The request → Leaving out the pictures, retype all the material exactly.

[start of Data block]

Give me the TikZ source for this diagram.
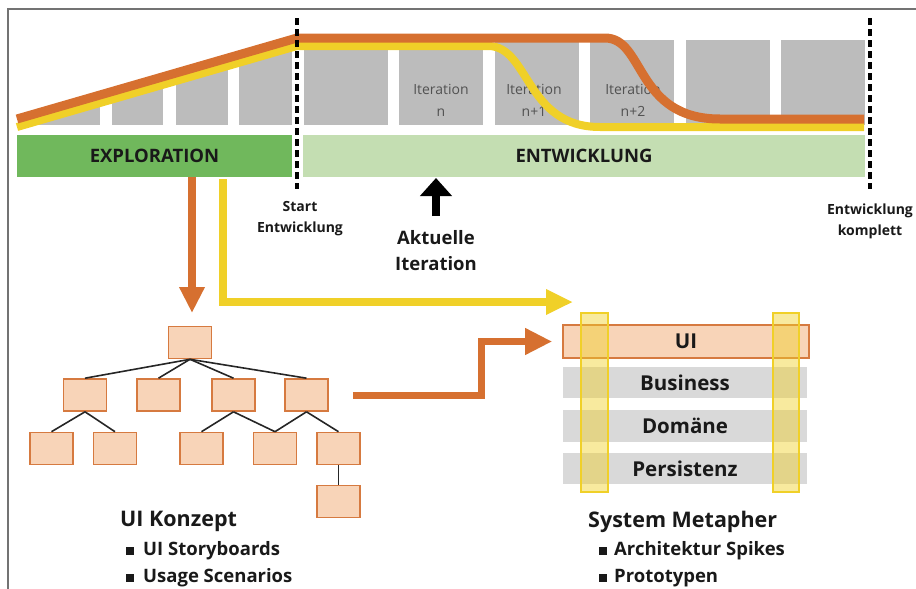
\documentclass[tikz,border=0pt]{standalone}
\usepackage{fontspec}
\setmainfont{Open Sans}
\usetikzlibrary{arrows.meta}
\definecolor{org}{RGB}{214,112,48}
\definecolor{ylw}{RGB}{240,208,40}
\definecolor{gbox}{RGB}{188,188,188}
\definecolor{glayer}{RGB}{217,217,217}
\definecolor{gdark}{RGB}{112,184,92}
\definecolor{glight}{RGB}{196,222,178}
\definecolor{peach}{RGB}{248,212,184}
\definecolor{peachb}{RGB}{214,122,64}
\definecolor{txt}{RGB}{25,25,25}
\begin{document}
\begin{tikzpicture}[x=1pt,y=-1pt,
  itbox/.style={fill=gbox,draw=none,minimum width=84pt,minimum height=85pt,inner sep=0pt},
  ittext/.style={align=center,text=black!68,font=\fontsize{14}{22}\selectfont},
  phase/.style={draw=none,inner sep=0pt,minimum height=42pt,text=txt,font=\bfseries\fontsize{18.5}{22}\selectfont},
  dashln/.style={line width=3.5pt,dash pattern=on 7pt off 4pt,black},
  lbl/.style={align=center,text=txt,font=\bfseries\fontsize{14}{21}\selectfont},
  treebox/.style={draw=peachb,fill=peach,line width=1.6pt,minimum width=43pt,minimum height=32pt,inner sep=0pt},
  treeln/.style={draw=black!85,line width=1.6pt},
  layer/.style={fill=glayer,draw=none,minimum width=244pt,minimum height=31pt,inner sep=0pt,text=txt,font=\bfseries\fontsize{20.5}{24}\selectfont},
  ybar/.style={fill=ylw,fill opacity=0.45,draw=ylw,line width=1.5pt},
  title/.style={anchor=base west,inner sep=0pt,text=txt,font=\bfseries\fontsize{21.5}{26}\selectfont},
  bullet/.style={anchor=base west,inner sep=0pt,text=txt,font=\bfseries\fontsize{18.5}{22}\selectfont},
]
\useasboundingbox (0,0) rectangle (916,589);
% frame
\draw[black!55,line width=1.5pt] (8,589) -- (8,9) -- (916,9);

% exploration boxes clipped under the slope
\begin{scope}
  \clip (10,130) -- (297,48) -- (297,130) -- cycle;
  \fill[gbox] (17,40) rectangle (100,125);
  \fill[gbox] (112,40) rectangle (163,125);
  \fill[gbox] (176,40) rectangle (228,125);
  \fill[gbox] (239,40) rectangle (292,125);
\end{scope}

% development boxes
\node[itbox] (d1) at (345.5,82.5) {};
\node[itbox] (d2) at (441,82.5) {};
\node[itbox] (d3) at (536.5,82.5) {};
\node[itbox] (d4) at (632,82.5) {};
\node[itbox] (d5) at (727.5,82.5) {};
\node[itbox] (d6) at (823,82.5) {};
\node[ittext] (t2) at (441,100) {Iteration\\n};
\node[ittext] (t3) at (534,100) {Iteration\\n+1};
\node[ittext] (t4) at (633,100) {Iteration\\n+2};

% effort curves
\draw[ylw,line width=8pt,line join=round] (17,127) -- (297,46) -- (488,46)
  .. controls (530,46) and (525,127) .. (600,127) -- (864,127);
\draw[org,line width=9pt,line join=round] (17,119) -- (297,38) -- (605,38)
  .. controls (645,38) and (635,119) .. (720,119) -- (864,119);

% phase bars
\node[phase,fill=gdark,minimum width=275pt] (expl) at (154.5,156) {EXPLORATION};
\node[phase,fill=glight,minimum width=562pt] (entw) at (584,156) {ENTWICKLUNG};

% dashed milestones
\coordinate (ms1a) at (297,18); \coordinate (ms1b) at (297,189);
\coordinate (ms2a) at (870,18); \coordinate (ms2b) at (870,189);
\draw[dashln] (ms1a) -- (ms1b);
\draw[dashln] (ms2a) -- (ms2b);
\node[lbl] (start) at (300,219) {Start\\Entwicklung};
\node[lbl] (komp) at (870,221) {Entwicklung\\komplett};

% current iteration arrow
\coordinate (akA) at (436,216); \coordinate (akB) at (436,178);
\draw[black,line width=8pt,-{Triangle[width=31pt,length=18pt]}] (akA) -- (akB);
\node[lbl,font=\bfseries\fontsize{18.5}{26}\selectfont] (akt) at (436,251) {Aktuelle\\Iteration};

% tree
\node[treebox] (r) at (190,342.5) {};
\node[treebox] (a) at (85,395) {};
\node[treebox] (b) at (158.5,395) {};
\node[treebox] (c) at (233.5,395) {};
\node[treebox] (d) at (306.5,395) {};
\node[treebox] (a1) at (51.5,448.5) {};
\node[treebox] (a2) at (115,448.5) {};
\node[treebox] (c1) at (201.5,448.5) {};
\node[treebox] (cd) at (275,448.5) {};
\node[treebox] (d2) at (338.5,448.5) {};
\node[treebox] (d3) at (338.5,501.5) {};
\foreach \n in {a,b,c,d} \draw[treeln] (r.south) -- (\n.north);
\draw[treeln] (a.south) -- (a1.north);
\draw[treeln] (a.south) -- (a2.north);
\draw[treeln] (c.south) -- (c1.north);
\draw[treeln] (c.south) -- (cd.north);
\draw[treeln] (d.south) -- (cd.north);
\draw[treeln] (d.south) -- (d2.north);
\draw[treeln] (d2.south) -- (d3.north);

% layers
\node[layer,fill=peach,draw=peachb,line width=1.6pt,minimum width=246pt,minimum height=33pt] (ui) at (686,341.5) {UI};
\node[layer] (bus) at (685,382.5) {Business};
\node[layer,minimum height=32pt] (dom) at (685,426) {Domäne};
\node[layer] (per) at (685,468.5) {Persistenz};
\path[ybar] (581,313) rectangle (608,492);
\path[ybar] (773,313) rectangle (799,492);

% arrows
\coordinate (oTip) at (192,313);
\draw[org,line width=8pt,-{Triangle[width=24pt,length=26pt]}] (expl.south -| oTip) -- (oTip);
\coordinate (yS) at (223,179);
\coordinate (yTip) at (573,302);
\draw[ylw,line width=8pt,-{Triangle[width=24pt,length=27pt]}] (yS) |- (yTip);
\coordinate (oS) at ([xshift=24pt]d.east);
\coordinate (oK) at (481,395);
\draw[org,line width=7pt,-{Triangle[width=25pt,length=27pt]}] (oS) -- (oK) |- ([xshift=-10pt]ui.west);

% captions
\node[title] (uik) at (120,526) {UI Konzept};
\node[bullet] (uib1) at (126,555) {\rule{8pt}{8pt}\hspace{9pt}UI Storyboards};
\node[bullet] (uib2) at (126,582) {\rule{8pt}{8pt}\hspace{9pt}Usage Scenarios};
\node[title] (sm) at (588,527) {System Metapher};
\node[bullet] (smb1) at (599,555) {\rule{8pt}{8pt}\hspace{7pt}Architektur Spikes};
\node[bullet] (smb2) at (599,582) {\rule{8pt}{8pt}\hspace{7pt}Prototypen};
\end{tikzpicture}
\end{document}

[end of Data block]

Response →
Give me the TikZ source for this diagram.
\documentclass[tikz,border=0pt]{standalone}
\usepackage{fontspec}
\setmainfont{Open Sans}
\usetikzlibrary{arrows.meta}
\definecolor{org}{RGB}{214,112,48}
\definecolor{ylw}{RGB}{240,208,40}
\definecolor{gbox}{RGB}{188,188,188}
\definecolor{glayer}{RGB}{217,217,217}
\definecolor{gdark}{RGB}{112,184,92}
\definecolor{glight}{RGB}{196,222,178}
\definecolor{peach}{RGB}{248,212,184}
\definecolor{peachb}{RGB}{214,122,64}
\definecolor{txt}{RGB}{25,25,25}
\begin{document}
\begin{tikzpicture}[x=1pt,y=-1pt,
  itbox/.style={fill=gbox,draw=none,minimum width=84pt,minimum height=85pt,inner sep=0pt},
  ittext/.style={align=center,text=black!68,font=\fontsize{14}{22}\selectfont},
  phase/.style={draw=none,inner sep=0pt,minimum height=42pt,text=txt,font=\bfseries\fontsize{18.5}{22}\selectfont},
  dashln/.style={line width=3.5pt,dash pattern=on 7pt off 4pt,black},
  lbl/.style={align=center,text=txt,font=\bfseries\fontsize{14}{21}\selectfont},
  treebox/.style={draw=peachb,fill=peach,line width=1.6pt,minimum width=43pt,minimum height=32pt,inner sep=0pt},
  treeln/.style={draw=black!85,line width=1.6pt},
  layer/.style={fill=glayer,draw=none,minimum width=244pt,minimum height=31pt,inner sep=0pt,text=txt,font=\bfseries\fontsize{20.5}{24}\selectfont},
  ybar/.style={fill=ylw,fill opacity=0.45,draw=ylw,line width=1.5pt},
  title/.style={anchor=base west,inner sep=0pt,text=txt,font=\bfseries\fontsize{21.5}{26}\selectfont},
  bullet/.style={anchor=base west,inner sep=0pt,text=txt,font=\bfseries\fontsize{18.5}{22}\selectfont},
]
\useasboundingbox (0,0) rectangle (916,589);
% frame
\draw[black!55,line width=1.5pt] (8,589) -- (8,9) -- (916,9);

% exploration boxes clipped under the slope
\begin{scope}
  \clip (10,130) -- (297,48) -- (297,130) -- cycle;
  \fill[gbox] (17,40) rectangle (100,125);
  \fill[gbox] (112,40) rectangle (163,125);
  \fill[gbox] (176,40) rectangle (228,125);
  \fill[gbox] (239,40) rectangle (292,125);
\end{scope}

% development boxes
\node[itbox] (d1) at (345.5,82.5) {};
\node[itbox] (d2) at (441,82.5) {};
\node[itbox] (d3) at (536.5,82.5) {};
\node[itbox] (d4) at (632,82.5) {};
\node[itbox] (d5) at (727.5,82.5) {};
\node[itbox] (d6) at (823,82.5) {};
\node[ittext] (t2) at (441,100) {Iteration\\n};
\node[ittext] (t3) at (534,100) {Iteration\\n+1};
\node[ittext] (t4) at (633,100) {Iteration\\n+2};

% effort curves
\draw[ylw,line width=8pt,line join=round] (17,127) -- (297,46) -- (488,46)
  .. controls (530,46) and (525,127) .. (600,127) -- (864,127);
\draw[org,line width=9pt,line join=round] (17,119) -- (297,38) -- (605,38)
  .. controls (645,38) and (635,119) .. (720,119) -- (864,119);

% phase bars
\node[phase,fill=gdark,minimum width=275pt] (expl) at (154.5,156) {EXPLORATION};
\node[phase,fill=glight,minimum width=562pt] (entw) at (584,156) {ENTWICKLUNG};

% dashed milestones
\coordinate (ms1a) at (297,18); \coordinate (ms1b) at (297,189);
\coordinate (ms2a) at (870,18); \coordinate (ms2b) at (870,189);
\draw[dashln] (ms1a) -- (ms1b);
\draw[dashln] (ms2a) -- (ms2b);
\node[lbl] (start) at (300,219) {Start\\Entwicklung};
\node[lbl] (komp) at (870,221) {Entwicklung\\komplett};

% current iteration arrow
\coordinate (akA) at (436,216); \coordinate (akB) at (436,178);
\draw[black,line width=8pt,-{Triangle[width=31pt,length=18pt]}] (akA) -- (akB);
\node[lbl,font=\bfseries\fontsize{18.5}{26}\selectfont] (akt) at (436,251) {Aktuelle\\Iteration};

% tree
\node[treebox] (r) at (190,342.5) {};
\node[treebox] (a) at (85,395) {};
\node[treebox] (b) at (158.5,395) {};
\node[treebox] (c) at (233.5,395) {};
\node[treebox] (d) at (306.5,395) {};
\node[treebox] (a1) at (51.5,448.5) {};
\node[treebox] (a2) at (115,448.5) {};
\node[treebox] (c1) at (201.5,448.5) {};
\node[treebox] (cd) at (275,448.5) {};
\node[treebox] (d2) at (338.5,448.5) {};
\node[treebox] (d3) at (338.5,501.5) {};
\foreach \n in {a,b,c,d} \draw[treeln] (r.south) -- (\n.north);
\draw[treeln] (a.south) -- (a1.north);
\draw[treeln] (a.south) -- (a2.north);
\draw[treeln] (c.south) -- (c1.north);
\draw[treeln] (c.south) -- (cd.north);
\draw[treeln] (d.south) -- (cd.north);
\draw[treeln] (d.south) -- (d2.north);
\draw[treeln] (d2.south) -- (d3.north);

% layers
\node[layer,fill=peach,draw=peachb,line width=1.6pt,minimum width=246pt,minimum height=33pt] (ui) at (686,341.5) {UI};
\node[layer] (bus) at (685,382.5) {Business};
\node[layer,minimum height=32pt] (dom) at (685,426) {Domäne};
\node[layer] (per) at (685,468.5) {Persistenz};
\path[ybar] (581,313) rectangle (608,492);
\path[ybar] (773,313) rectangle (799,492);

% arrows
\coordinate (oTip) at (192,313);
\draw[org,line width=8pt,-{Triangle[width=24pt,length=26pt]}] (expl.south -| oTip) -- (oTip);
\coordinate (yS) at (223,179);
\coordinate (yTip) at (573,302);
\draw[ylw,line width=8pt,-{Triangle[width=24pt,length=27pt]}] (yS) |- (yTip);
\coordinate (oS) at ([xshift=24pt]d.east);
\coordinate (oK) at (481,395);
\draw[org,line width=7pt,-{Triangle[width=25pt,length=27pt]}] (oS) -- (oK) |- ([xshift=-10pt]ui.west);

% captions
\node[title] (uik) at (120,526) {UI Konzept};
\node[bullet] (uib1) at (126,555) {\rule{8pt}{8pt}\hspace{9pt}UI Storyboards};
\node[bullet] (uib2) at (126,582) {\rule{8pt}{8pt}\hspace{9pt}Usage Scenarios};
\node[title] (sm) at (588,527) {System Metapher};
\node[bullet] (smb1) at (599,555) {\rule{8pt}{8pt}\hspace{7pt}Architektur Spikes};
\node[bullet] (smb2) at (599,582) {\rule{8pt}{8pt}\hspace{7pt}Prototypen};
\end{tikzpicture}
\end{document}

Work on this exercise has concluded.